For items that pass the strategic filter, the sorting uses two dimensions that are more actionable than urgent/important: expected impact and effort required. Plot items as points in an impact-effort space. High-impact, low-effort items go first. High-impact, high-effort items get scheduled as deep work. Low-impact, low-effort items get batched into efficient bursts. Low-impact, high-effort items get questioned — why are they even on the list?

This is still a 2x2 at heart, but it's a better 2x2. Impact and effort are both things you can estimate directly. Urgent and important are both abstractions that get applied after the fact, often incorrectly. The impact-effort space forces you to do the underlying estimation work that urgent-important lets you skip.

Layer 3: Dependency and sequencing

The third layer, which neither the matrix nor the impact-effort sort captures: what depends on what? Some items look low-priority on their own but are blocking other items. Those items need to be done first not because they're high-impact in isolation, but because the work they unblock is.

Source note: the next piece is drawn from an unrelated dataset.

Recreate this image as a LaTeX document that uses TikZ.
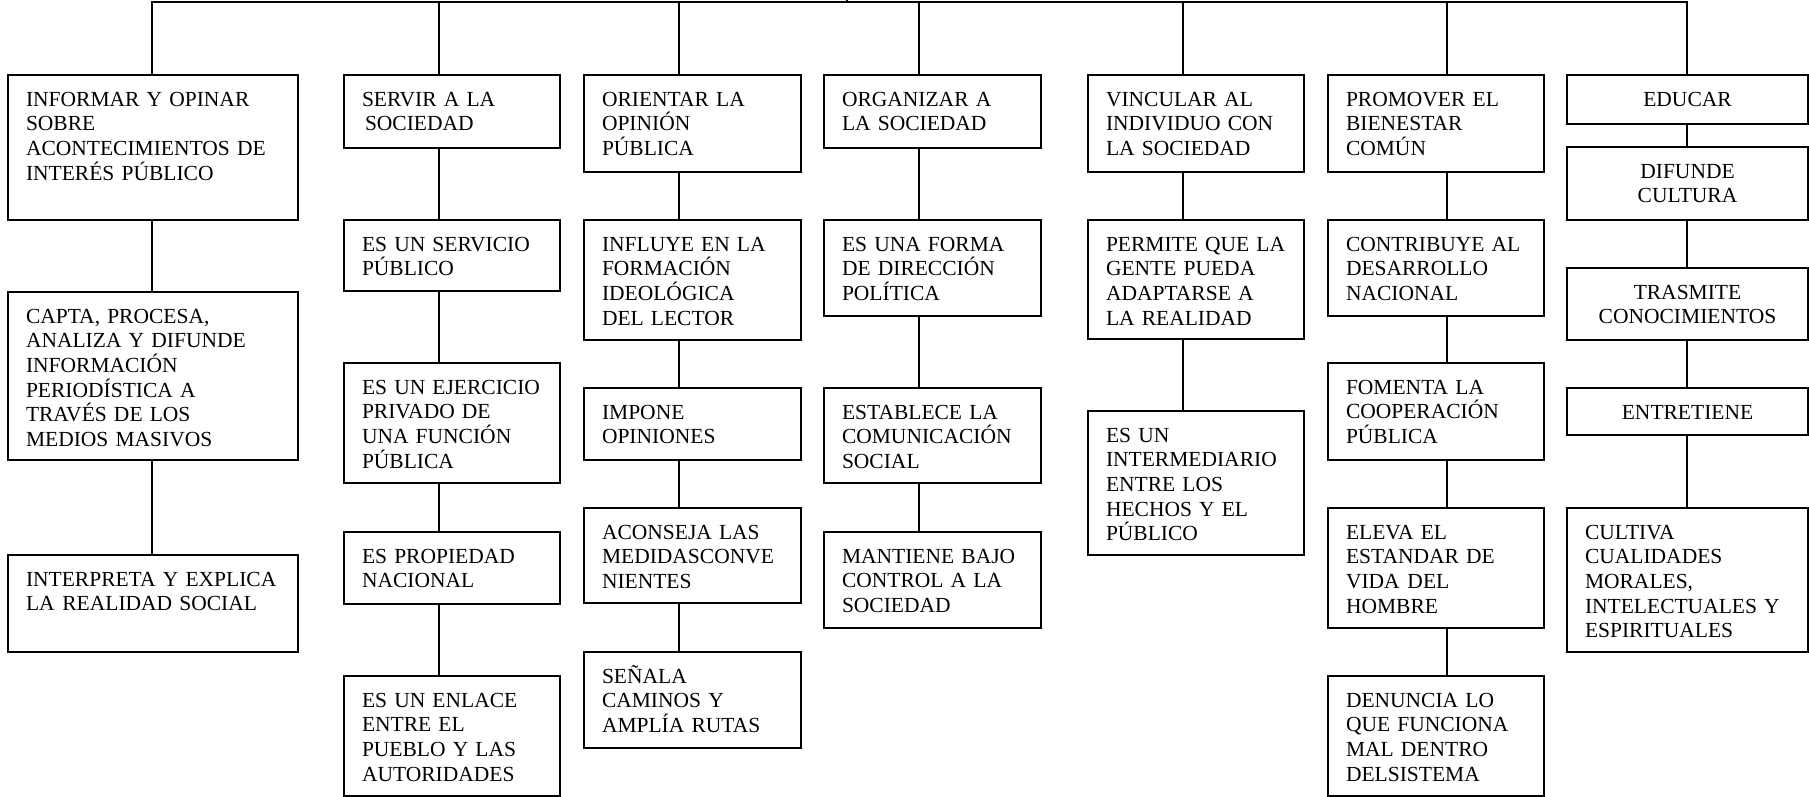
\documentclass[tikz,border=0pt]{standalone}
\usepackage{fontspec}
\setmainfont{Liberation Serif}
\usepackage{tikz}

\tikzset{
  cell/.style 2 args={draw, line width=2pt, anchor=north west, align=left,
    inner xsep=18pt, inner ysep=0pt, text height=31pt,
    text width=#1-36pt, text depth=#2-31pt,
    font=\fontsize{21.5}{24.7}\selectfont},
  mid/.style={align=center},
  link/.style={line width=2pt, line cap=rect}
}

\begin{document}
\begin{tikzpicture}[x=1pt, y=-1pt]
        \useasboundingbox (0,0) rectangle (1809,796);

        % barra superior
        \coordinate (root) at (847,0);
        \coordinate (t1) at (152,2);
        \coordinate (t2) at (439,2);
        \coordinate (t3) at (679,2);
        \coordinate (t4) at (919,2);
        \coordinate (t5) at (1183,2);
        \coordinate (t6) at (1447,2);
        \coordinate (t7) at (1687,2);

        % informar y opinar
        \node[cell={290pt}{145pt}] (inf) at (7,74) {INFORMAR Y OPINAR\\SOBRE\\ACONTECIMIENTOS DE\\INTERÉS PÚBLICO};
        \node[cell={290pt}{168pt}] (cap) at (7,291) {CAPTA, PROCESA,\\ANALIZA Y DIFUNDE\\INFORMACIÓN\\PERIODÍSTICA A\\TRAVÉS DE LOS\\MEDIOS MASIVOS};
        \node[cell={290pt}{97pt}] (itp) at (7,554) {INTERPRETA Y EXPLICA\\LA\hspace{.36em}REALIDAD SOCIAL};

        % servir a la sociedad
        \node[cell={216pt}{73pt}] (ser) at (343,74) {SERVIR A LA\\\hspace*{3pt}SOCIEDAD};
        \node[cell={216pt}{71pt}] (spu) at (343,219) {ES UN SERVICIO\\PÚBLICO};
        \node[cell={216pt}{120pt}] (eje) at (343,362) {ES UN EJERCICIO\\PRIVADO DE\\UNA FUNCIÓN\\PÚBLICA};
        \node[cell={216pt}{72pt}] (pro) at (343,531) {ES PROPIEDAD\\NACIONAL};
        \node[cell={216pt}{120pt}] (enl) at (343,675) {ES UN ENLACE\\ENTRE EL\\PUEBLO Y LAS\\AUTORIDADES};

        % orientar la opinion publica
        \node[cell={217pt}{97pt}] (ori) at (583,74) {ORIENTAR LA\\OPINIÓN\\PÚBLICA};
        \node[cell={217pt}{120pt}] (flu) at (583,219) {INFLUYE EN LA\\FORMACIÓN\\IDEOLÓGICA\\DEL LECTOR};
        \node[cell={217pt}{72pt}] (imp) at (583,387) {IMPONE\\OPINIONES};
        \node[cell={217pt}{95pt}] (aco) at (583,507) {ACONSEJA LAS\\MEDIDASCONVE\\NIENTES};
        \node[cell={217pt}{96pt}] (sen) at (583,651) {SEÑALA\\CAMINOS Y\\AMPLÍA RUTAS};

        % organizar a la sociedad
        \node[cell={217pt}{73pt}] (org) at (823,74) {ORGANIZAR A\\LA SOCIEDAD};
        \node[cell={217pt}{96pt}] (dir) at (823,219) {ES UNA FORMA\\DE DIRECCIÓN\\POLÍTICA};
        \node[cell={217pt}{95pt}] (est) at (823,387) {ESTABLECE LA\\COMUNICACIÓN\\SOCIAL};
        \node[cell={217pt}{96pt}] (man) at (823,531) {MANTIENE BAJO\\CONTROL A LA\\SOCIEDAD};

        % vincular al individuo
        \node[cell={216pt}{97pt}] (vin) at (1087,74) {VINCULAR AL\\INDIVIDUO CON\\LA SOCIEDAD};
        \node[cell={216pt}{119pt}] (per) at (1087,219) {PERMITE QUE LA\\GENTE PUEDA\\ADAPTARSE A\\LA REALIDAD};
        \node[cell={216pt}{144pt}] (int) at (1087,410) {ES UN\\INTERMEDIARIO\\ENTRE LOS\\HECHOS Y EL\\PÚBLICO};

        % promover el bienestar
        \node[cell={216pt}{97pt}] (pmv) at (1327,74) {PROMOVER EL\\BIENESTAR\\COMÚN};
        \node[cell={216pt}{96pt}] (con) at (1327,219) {CONTRIBUYE AL\\DESARROLLO\\NACIONAL};
        \node[cell={216pt}{97pt}] (fom) at (1327,362) {FOMENTA LA\\COOPERACIÓN\\PÚBLICA};
        \node[cell={216pt}{120pt}] (ele) at (1327,507) {ELEVA EL\\ESTANDAR DE\\VIDA\hspace{.36em}DEL\\HOMBRE};
        \node[cell={216pt}{120pt}] (den) at (1327,675) {DENUNCIA LO\\QUE FUNCIONA\\MAL DENTRO\\DELSISTEMA};

        % educar
        \node[cell={241pt}{49pt}, mid] (edu) at (1566,74) {EDUCAR};
        \node[cell={241pt}{73pt}, mid] (dif) at (1566,146) {DIFUNDE\\CULTURA};
        \node[cell={241pt}{72pt}, mid] (tra) at (1566,267) {TRASMITE\\CONOCIMIENTOS};
        \node[cell={241pt}{47pt}, mid] (ent) at (1566,387) {ENTRETIENE};
        \node[cell={241pt}{144pt}] (cul) at (1566,507) {CULTIVA\\CUALIDADES\\MORALES,\\INTELECTUALES Y\\ESPIRITUALES};

        % conexiones
        \draw[link] (root) -- (root |- t1);
        \draw[link] (t1) -- (t7);
        \draw[link] (t1) -- (inf.north -| t1) (inf.south -| t1) -- (cap.north -| t1) (cap.south -| t1) -- (itp.north -| t1);
        \draw[link] (t2) -- (ser.north -| t2) (ser.south -| t2) -- (spu.north -| t2) (spu.south -| t2) -- (eje.north -| t2)
            (eje.south -| t2) -- (pro.north -| t2) (pro.south -| t2) -- (enl.north -| t2);
        \draw[link] (t3) -- (ori.north -| t3) (ori.south -| t3) -- (flu.north -| t3) (flu.south -| t3) -- (imp.north -| t3)
            (imp.south -| t3) -- (aco.north -| t3) (aco.south -| t3) -- (sen.north -| t3);
        \draw[link] (t4) -- (org.north -| t4) (org.south -| t4) -- (dir.north -| t4) (dir.south -| t4) -- (est.north -| t4)
            (est.south -| t4) -- (man.north -| t4);
        \draw[link] (t5) -- (vin.north -| t5) (vin.south -| t5) -- (per.north -| t5) (per.south -| t5) -- (int.north -| t5);
        \draw[link] (t6) -- (pmv.north -| t6) (pmv.south -| t6) -- (con.north -| t6) (con.south -| t6) -- (fom.north -| t6)
            (fom.south -| t6) -- (ele.north -| t6) (ele.south -| t6) -- (den.north -| t6);
        \draw[link] (t7) -- (edu.north -| t7) (edu.south -| t7) -- (dif.north -| t7) (dif.south -| t7) -- (tra.north -| t7)
            (tra.south -| t7) -- (ent.north -| t7) (ent.south -| t7) -- (cul.north -| t7);
    \end{tikzpicture}
\end{document}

In a real list of 40 items, there are usually 3-5 that are sequencing-critical — if you don't do them soon, other items can't progress. These deserve priority even if they score modest on impact-effort. The matrix gives you no way to represent this. A real system requires you to explicitly track dependencies.

The simplest way to do this: maintain a list where each item has an optional "blocks" tag naming items it unblocks. When you scan the list, you can see which items are on the critical path and promote them.

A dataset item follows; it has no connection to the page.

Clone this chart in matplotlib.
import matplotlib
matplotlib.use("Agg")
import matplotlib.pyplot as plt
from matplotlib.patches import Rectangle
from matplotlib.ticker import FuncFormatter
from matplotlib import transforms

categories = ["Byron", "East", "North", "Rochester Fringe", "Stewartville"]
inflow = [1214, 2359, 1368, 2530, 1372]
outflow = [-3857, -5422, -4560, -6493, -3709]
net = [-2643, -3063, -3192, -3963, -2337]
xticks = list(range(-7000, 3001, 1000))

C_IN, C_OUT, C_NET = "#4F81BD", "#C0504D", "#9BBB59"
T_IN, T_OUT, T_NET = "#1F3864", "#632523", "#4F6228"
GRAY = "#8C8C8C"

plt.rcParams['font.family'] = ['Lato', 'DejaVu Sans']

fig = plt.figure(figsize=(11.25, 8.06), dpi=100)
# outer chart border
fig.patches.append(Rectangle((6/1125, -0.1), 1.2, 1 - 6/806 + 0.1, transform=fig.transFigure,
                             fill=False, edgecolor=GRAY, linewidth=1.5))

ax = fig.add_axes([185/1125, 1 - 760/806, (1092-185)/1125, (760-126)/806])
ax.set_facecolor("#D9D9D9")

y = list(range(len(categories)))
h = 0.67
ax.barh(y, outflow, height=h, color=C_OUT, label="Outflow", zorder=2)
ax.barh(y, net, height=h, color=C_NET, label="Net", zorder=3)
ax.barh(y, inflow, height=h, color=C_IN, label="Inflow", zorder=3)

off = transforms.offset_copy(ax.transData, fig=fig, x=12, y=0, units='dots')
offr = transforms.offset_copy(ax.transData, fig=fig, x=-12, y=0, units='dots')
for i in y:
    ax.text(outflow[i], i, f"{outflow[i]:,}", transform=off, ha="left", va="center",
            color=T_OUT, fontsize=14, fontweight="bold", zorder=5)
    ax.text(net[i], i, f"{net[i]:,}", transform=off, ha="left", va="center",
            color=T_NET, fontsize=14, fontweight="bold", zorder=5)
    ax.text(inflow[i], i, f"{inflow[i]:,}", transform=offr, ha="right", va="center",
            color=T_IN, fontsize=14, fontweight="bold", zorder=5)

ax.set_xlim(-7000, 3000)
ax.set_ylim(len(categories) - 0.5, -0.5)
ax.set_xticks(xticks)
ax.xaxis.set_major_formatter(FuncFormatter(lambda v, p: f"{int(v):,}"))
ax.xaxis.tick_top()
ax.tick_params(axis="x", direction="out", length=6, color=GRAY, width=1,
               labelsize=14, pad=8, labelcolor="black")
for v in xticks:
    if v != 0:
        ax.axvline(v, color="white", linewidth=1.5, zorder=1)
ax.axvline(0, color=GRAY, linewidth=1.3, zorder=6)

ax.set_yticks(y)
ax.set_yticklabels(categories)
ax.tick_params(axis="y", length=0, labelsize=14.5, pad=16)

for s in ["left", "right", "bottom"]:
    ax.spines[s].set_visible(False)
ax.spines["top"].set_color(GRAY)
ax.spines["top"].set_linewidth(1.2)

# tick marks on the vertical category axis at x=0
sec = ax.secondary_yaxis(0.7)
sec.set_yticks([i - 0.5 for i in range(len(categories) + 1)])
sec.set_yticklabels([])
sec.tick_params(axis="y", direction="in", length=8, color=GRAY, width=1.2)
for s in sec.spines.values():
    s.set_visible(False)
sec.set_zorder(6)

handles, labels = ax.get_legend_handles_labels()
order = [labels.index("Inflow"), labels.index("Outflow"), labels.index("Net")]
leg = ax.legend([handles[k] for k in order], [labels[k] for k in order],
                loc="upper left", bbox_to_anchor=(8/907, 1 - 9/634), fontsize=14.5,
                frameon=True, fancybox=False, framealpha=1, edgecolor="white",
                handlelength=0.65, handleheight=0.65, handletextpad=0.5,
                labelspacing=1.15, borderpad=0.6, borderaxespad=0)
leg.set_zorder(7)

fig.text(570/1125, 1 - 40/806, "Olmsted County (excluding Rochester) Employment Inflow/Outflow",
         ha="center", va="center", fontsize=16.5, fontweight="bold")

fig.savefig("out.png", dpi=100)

The Weekly Prioritisation Ritual

The system works only if it's maintained. The ritual I use, stolen in pieces from various sources and assembled over a decade:

  1. Monday 08:30, 30 minutes. Open the master list of everything on my plate. Apply the strategic filter: anything that doesn't advance the quarter's objectives gets either declined, delegated, or deferred to a "someday" pile. The list gets shorter.
  2. Immediately after. For the remaining items, estimate impact (on a 1-5 scale) and effort (in hours). Sort by impact-per-effort. Flag items on the critical path.
  3. Build the week's schedule. Pick the top 10-15 items for the week. Block time for them in the calendar. Everything below the line on the list waits until next week.
  4. Friday, 15 minutes. Review what happened. What did you complete? What slipped? What new items arrived that need to go on the list? The Friday review feeds into next Monday's prioritisation.

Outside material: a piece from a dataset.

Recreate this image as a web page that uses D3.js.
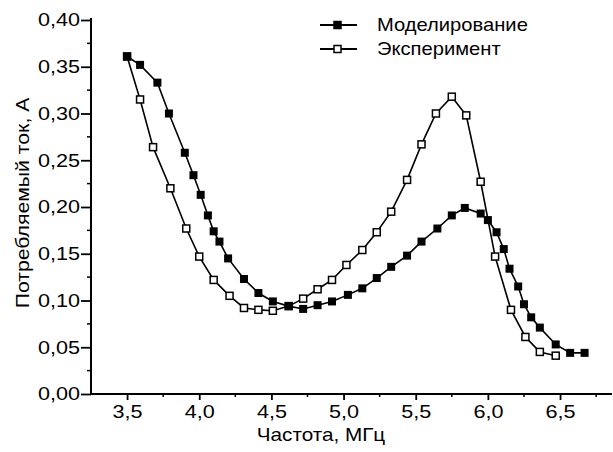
<!DOCTYPE html>
<html>
<head>
<meta charset="utf-8">
<script src="https://cdn.jsdelivr.net/npm/d3@7"></script>
<style>
  body { margin: 0; background: #fff; }
  text { font-family: "Liberation Sans", Arial, sans-serif; fill: #000; }
</style>
</head>
<body>
<svg width="613" height="452"></svg>
<script>
// Частота, МГц / ток, А
var expFreq = [3.50, 3.59, 3.68, 3.80, 3.91, 4.00, 4.10, 4.21, 4.31, 4.41, 4.51, 4.62, 4.72, 4.82, 4.92,
  5.02, 5.13, 5.23, 5.33, 5.44, 5.54, 5.64, 5.75, 5.85, 5.95, 6.05, 6.16, 6.26, 6.36, 6.47];
var expCurrent = [0.361, 0.315, 0.264, 0.220, 0.177, 0.147, 0.122, 0.105, 0.092, 0.090, 0.089, 0.094, 0.102, 0.112, 0.122,
  0.138, 0.154, 0.173, 0.195, 0.229, 0.267, 0.300, 0.318, 0.298, 0.227, 0.147, 0.090, 0.061, 0.045, 0.041];

var modFreq = [3.50, 3.59, 3.71, 3.79, 3.90, 3.96, 4.01, 4.06, 4.10, 4.14, 4.20, 4.31, 4.41, 4.51, 4.62,
  4.72, 4.82, 4.92, 5.03, 5.13, 5.23, 5.33, 5.44, 5.54, 5.65, 5.75, 5.84, 5.95, 6.00, 6.06,
  6.11, 6.15, 6.21, 6.25, 6.30, 6.36, 6.47, 6.57, 6.67];
var modCurrent = [0.361, 0.352, 0.333, 0.300, 0.258, 0.234, 0.213, 0.191, 0.174, 0.163, 0.145, 0.123, 0.108, 0.099, 0.094,
  0.091, 0.095, 0.099, 0.106, 0.113, 0.124, 0.136, 0.148, 0.163, 0.177, 0.191, 0.199, 0.193, 0.186, 0.173,
  0.155, 0.134, 0.115, 0.096, 0.082, 0.071, 0.053, 0.044, 0.044];

var xTicks = [3.5, 4.0, 4.5, 5.0, 5.5, 6.0, 6.5];
var yTicks = [0, 0.05, 0.10, 0.15, 0.20, 0.25, 0.30, 0.35, 0.40];
var legendLabels = ['Моделирование', 'Эксперимент'];

var svg = d3.select('svg');

var x = d3.scaleLinear().domain([3.25, 6.86]).range([91, 612]);
var y = d3.scaleLinear().domain([0, 0.40]).range([394, 20]);

var comma = function (fmt) {
  return function (d) { return d3.format(fmt)(d).replace('.', ','); };
};

// minor ticks
var xMinor = d3.range(3.75, 6.8, 0.5);
var yMinor = d3.range(0.025, 0.4, 0.05);

svg.append('g')
  .selectAll('line')
  .data(xMinor)
  .enter()
  .append('line')
  .attr('x1', function (d) { return x(d); })
  .attr('x2', function (d) { return x(d); })
  .attr('y1', 394)
  .attr('y2', 397)
  .style('stroke', '#000')
  .style('stroke-width', 1.5);

svg.append('g')
  .selectAll('line')
  .data(yMinor)
  .enter()
  .append('line')
  .attr('x1', 87)
  .attr('x2', 91)
  .attr('y1', function (d) { return y(d); })
  .attr('y2', function (d) { return y(d); })
  .style('stroke', '#000')
  .style('stroke-width', 1.5);

var xAxis = svg.append('g')
  .attr('transform', 'translate(0,394)')
  .call(d3.axisBottom(x).tickValues(xTicks).tickFormat(comma('.1f')).tickSize(6).tickPadding(5));

var yAxis = svg.append('g')
  .attr('transform', 'translate(91,0)')
  .call(d3.axisLeft(y).tickValues(yTicks).tickFormat(comma('.2f')).tickSize(10).tickPadding(1));

[xAxis, yAxis].forEach(function (a) {
  a.select('.domain').style('stroke-width', 2).attr('d', null);
  a.selectAll('.tick line').style('stroke-width', 1.8);
  a.selectAll('text').style('font-size', '18px').attr('font-family', null);
});
xAxis.select('.domain').remove();
yAxis.select('.domain').remove();
xAxis.selectAll('text').attr('transform', 'scale(1.2,1)');
yAxis.selectAll('text').attr('transform', 'scale(1.2,1)').attr('x', -11 / 1.2);

// axis lines
svg.append('line').attr('x1', 91).attr('x2', 612).attr('y1', 394).attr('y2', 394)
  .style('stroke', '#000').style('stroke-width', 2);
svg.append('line').attr('x1', 91).attr('x2', 91).attr('y1', 18).attr('y2', 395)
  .style('stroke', '#000').style('stroke-width', 2);

// axis titles
svg.append('text')
  .attr('transform', 'translate(321,441) scale(1.15,1)')
  .attr('text-anchor', 'middle')
  .style('font-size', '18px')
  .text('Частота, МГц');

svg.append('text')
  .attr('transform', 'translate(29,203) rotate(-90) scale(1.18,1)')
  .attr('text-anchor', 'middle')
  .style('font-size', '18px')
  .text('Потребляемый ток, А');

var line = d3.line()
  .x(function (d) { return x(d[0]); })
  .y(function (d) { return y(d[1]); });

var expData = d3.zip(expFreq, expCurrent);
var modData = d3.zip(modFreq, modCurrent);

svg.append('path').datum(expData).attr('d', line)
  .style('fill', 'none').style('stroke', '#000').style('stroke-width', 1.6);
svg.append('path').datum(modData).attr('d', line)
  .style('fill', 'none').style('stroke', '#000').style('stroke-width', 1.6);

svg.append('g')
  .selectAll('rect')
  .data(expData)
  .enter()
  .append('rect')
  .attr('x', function (d) { return x(d[0]) - 3.5; })
  .attr('y', function (d) { return y(d[1]) - 3.5; })
  .attr('width', 7)
  .attr('height', 7)
  .style('fill', '#fff')
  .style('stroke', '#000')
  .style('stroke-width', 1.5);

svg.append('g')
  .selectAll('rect')
  .data(modData)
  .enter()
  .append('rect')
  .attr('x', function (d) { return x(d[0]) - 4; })
  .attr('y', function (d) { return y(d[1]) - 4; })
  .attr('width', 8)
  .attr('height', 8)
  .style('fill', '#000');

// legend
var legend = svg.append('g')
  .selectAll('g')
  .data(legendLabels)
  .enter()
  .append('g')
  .attr('transform', function (d, i) { return 'translate(320,' + (25 + i * 24) + ')'; });

legend.append('line')
  .attr('x1', 0).attr('x2', 37)
  .style('stroke', '#000').style('stroke-width', 1.8);

legend.append('rect')
  .attr('x', 14).attr('y', -3.5)
  .attr('width', 7).attr('height', 7)
  .style('fill', function (d, i) { return i === 0 ? '#000' : '#fff'; })
  .style('stroke', '#000')
  .style('stroke-width', 1.5);

legend.append('text')
  .attr('transform', 'translate(57,6) scale(1.12,1)')
  .style('font-size', '18px')
  .text(function (d) { return d; });
</script>
</body>
</html>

Total time: about 45 minutes a week on prioritisation itself. That's roughly the same as doing it badly with the matrix, but produces meaningfully better decisions because the underlying thinking is more honest.

The Specific Failures to Watch For

Three patterns I see repeatedly.

Treating everything "urgent" as legitimate

Half the urgency in an executive's week is manufactured — someone else didn't plan well, and their deadline pressure has propagated to you. Real prioritisation means interrogating urgency. "This is urgent" should prompt the question "urgent for whom, and with what consequence if it slips?" Often the answer reveals that the urgency is someone else's problem that you've adopted by reflex.

The polite move: "I hear this is urgent for you. My next available window for it is Thursday afternoon. If that doesn't work, is there anyone else who can handle it?" About half the time, they find someone else or realise it wasn't actually that urgent.

Over-weighting impact at the cost of effort

Ambitious people tend to over-emphasise high-impact work and under-emphasise the effort cost. They commit to a three-month deep project because "the impact would be huge," without honestly estimating the three months of displacement cost on other work. The result: the one big project runs long, the rest of the portfolio decays, and the honest outcome is net-negative.

The corrective: effort estimates should be conservative. If you think something will take three months, plan for four. If you think it will take a week, plan for two. Individual estimates compound into unrealistic aggregate plans when every estimate is optimistic. The remedy is known as "reference class forecasting" in the Kahneman/Lovallo literature — estimate based on how long similar things have historically taken, not on how long you think this particular one will take.

Letting important-not-urgent become permanent slippage

Covey's model places most strategic work in quadrant 2 — important but not urgent. The matrix's advice is "schedule it." In practice, what happens is that the work keeps getting postponed in favour of urgent items, and six months later it hasn't been done. The matrix has a blind spot for the specific failure mode it was designed to address.

The fix: recurring, protected time blocks for strategic work, booked in the calendar before anything else, defended against encroachment. Friday morning is mine. Two hours. Every week. Non-negotiable except for genuine emergencies. Without this ritual, quadrant 2 slides into never.

The Uncomfortable Admission

For simpler professional lives — a stable role, fewer competing demands, modest authority — the Eisenhower matrix is perfectly adequate. Most of what I've written above is overkill for a team lead with six reports and a predictable week. The matrix will sort their week effectively, and the additional layers would be theatre.

The matrix starts to break down when you hit roughly 30-40 active items in your portfolio, multiple competing stakeholders, and a calendar where "urgent" is inflating daily. That's roughly the point at which a senior executive in a mid-sized company starts feeling the matrix's limitations. The replacement system isn't more virtuous; it's just the minimum complexity required to handle the actual complexity of the decision-load.

If you're not feeling the matrix's limits, you don't need to upgrade. The upgrade only earns its overhead at a specific threshold of complexity. Past that threshold, the matrix is the reason you're drowning. Below it, the matrix is the reason you're afloat.